On my blog Lettuce Eat Kale, my most popular post is a top 10 list of documentary food films. Four years since it went live, readers are still weighing in on the merits of various food flicks and their ability to convey critical messages about the current food system in the United States in an informative, cinematic, and engaging way. In the five years I've covered the food beat, I've reported on numerous food films from Food, Inc. to Food Stamped and not a week goes by without a filmmaker reaching out about their movie covering the food movement. (This week's email comes courtesy of the good folks behind Growing Cities, which documents the urban farming renaissance around the country.) For Bay Area Bites alone I've written about the globe-hopping crew behind The Perennial Plate, a local school food documentary series, and a couple of PBS offerings on the genre.
Some of these films, like The Garden, straight out of South Central L.A., are simply fabulous. Others are a tad too earnest or overly long and tedious for my tastes. That's why I was intrigued by The Real Food Media contest for short films about sustainable food and farming. The first annual competition recently announced its top 10 films from more than 150 entries around the country. A panel of high-profile food movement folk--including Michael Pollan, Eric Schlosser and Alice Waters--have picked three winners, including cash prizes for presumably starving indie filmmakers, which will be announced March 4.

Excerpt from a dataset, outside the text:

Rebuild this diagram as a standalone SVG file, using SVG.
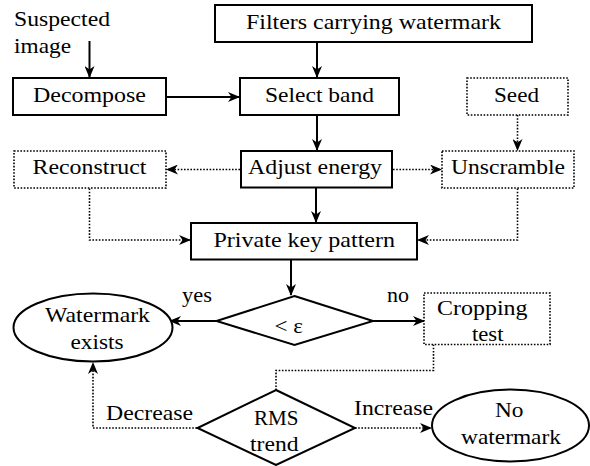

Among these films, the Bay Area represents with an uplifting look at how immigrant cooks add to the area's culinary vibrancy in Kevin Longa's Hands in the Orchestra. There's still time to pick a People's Choice winner before the March 2 voting deadline. Did I mention these videos are SHORT? We're talking meditations on fixing food in four minutes or less. The shorts will also screen at the upcoming Food & Farming Film Fest in San Francisco in April.